Anche se il concetto di “abuso” è abbastanza generico e passibile di varie interpretazioni, rimane pur sempre preferibile alla formulazione rigida precedente.
Tale formulazione lascia abbastanza spazio per poter determinare, caso per caso, se vi sia stata una condotta abusiva da parte di chi ha causato un danno all’ambiente.
Le pene sono state leggermente riformulate: da 2 a 6 anni (invece che da 1 a 5) con sanzioni da 10.000 s 100.000 euro per inquinamento; reclusione da 5 a 15 anni per disastro (invece che da 4 a 20).[1] Con questo leggero ritocco, anche per reato di inquinamento ambientale si potrà procedere ad intercettazioni (possibili per reati con pene nel massimo non inferiori a 5 anni) così come utilizzare anche la custodia cautelare in carcere.
Se è pur vero che il solo aumento delle pene non corrisponde quasi mai ad un effettivo strumento deterrente, dato che in Italia la certezza della pena è ormai da tempo un concetto relativo, di certo gioverà garantire agli uffici della Procura della Repubblica forti strumenti investigativi. Questa pare una scelta importante, almeno concettualmente. I reati ambientali vengono trattati alla stregua dei più gravi delitti, alla pari di omicidio, associazione a delinquere o violenza sessuale.
Fortunatamente il Senato ha lasciato inalterato il raddoppio dei termini di prescrizione.
Brevemente, la prescrizione equivale (circa) al massimo della pena; quindi per il reato di disastro ambientale si parla all’incirca di 30 anni. Giusto per evitare altri casi come il processo Eternit, da poco andato prescritto.
Per il resto il disegno di legge riprende i tratti salienti di quanto approvato alla Camera.
Per ultimo si segnala l’introduzione di un nuovo reato, l’Art. 452-quaterdecies rubricato “Ispezione di fondali marini”.

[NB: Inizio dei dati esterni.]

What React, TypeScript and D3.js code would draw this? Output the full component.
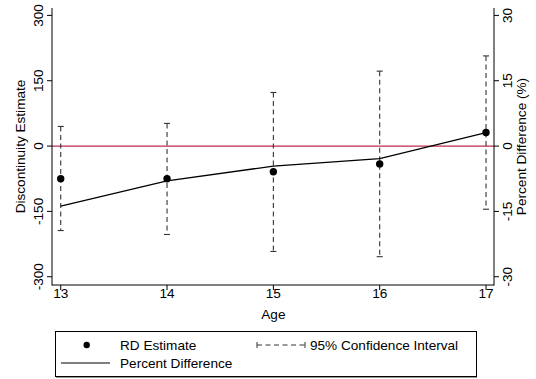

l’Assemblea ha approvato l’emendamento 1.80, a prima firma del sen. Compagnone (GAL), che punisce con la reclusione da uno a tre anni chi utilizzi la tecnica dell’air gun nell’ispezione dei fondali marini finalizzata alla coltivazione di idrocarburi.
Ciò significa che, chiunque, per le attività di ricerca e di ispezione dei fondali marini volte per ricavarne idrocarburi, utilizzerà le esplosioni dell’air gun o altre tecniche simili, rischierà di finire nei guai.
Senza entrare nel merito della questione (a tal proposito annoto il link al Comunicato della Società Geologica Italiana[2]), l’introduzione di tale reato a mio parere potrebbe creare un certo intoppo alla celere approvazione della legge in seconda lettura alla Camera.
Come detto, avendo alcuna conoscenza delle tecniche di prospezione geofisica, mi limito a esporre quella che potrebbe essere una possibilità: dato il forte interesse delle compagnie petrolifere a questa tecnica di esplorazione, e i dubbi sollevati dalla società geologica italiana, la Camera potrebbe eliminare l’articolo. Ciò darebbe di nuovo il via alla spola con il Senato, costretto ad una seconda lettura del testo normativo.
Naturalmente questa è solo un ipotesi, che purtroppo dilaterebbe uteriormente i tempi di approvazione finale. L’augurio è comunque che la Camera ponderi bene ogni aspetto, in modo da arrivare ad un testo il più completo possibile; meglio aspettare un po di più che trovarsi con una legge approvata in poco tempo, ovvero con un nuovo Titolo del Codice Penale subito da riformare.

Niccolò Censi

[1] Per completezza ricordiamo gli altri reati che andranno a comporre il Titolo VI bis del Codice Penale:
Art. 452-sexies. – (Traffico e abbandono di materiale ad alta radioattività);
Art. 452-septies. – (Impedimento del controllo);
Art. 452-terdecies. – (Omessa bonifica);
Art. 452-quaterdecies. – (Ispezione di fondali marini).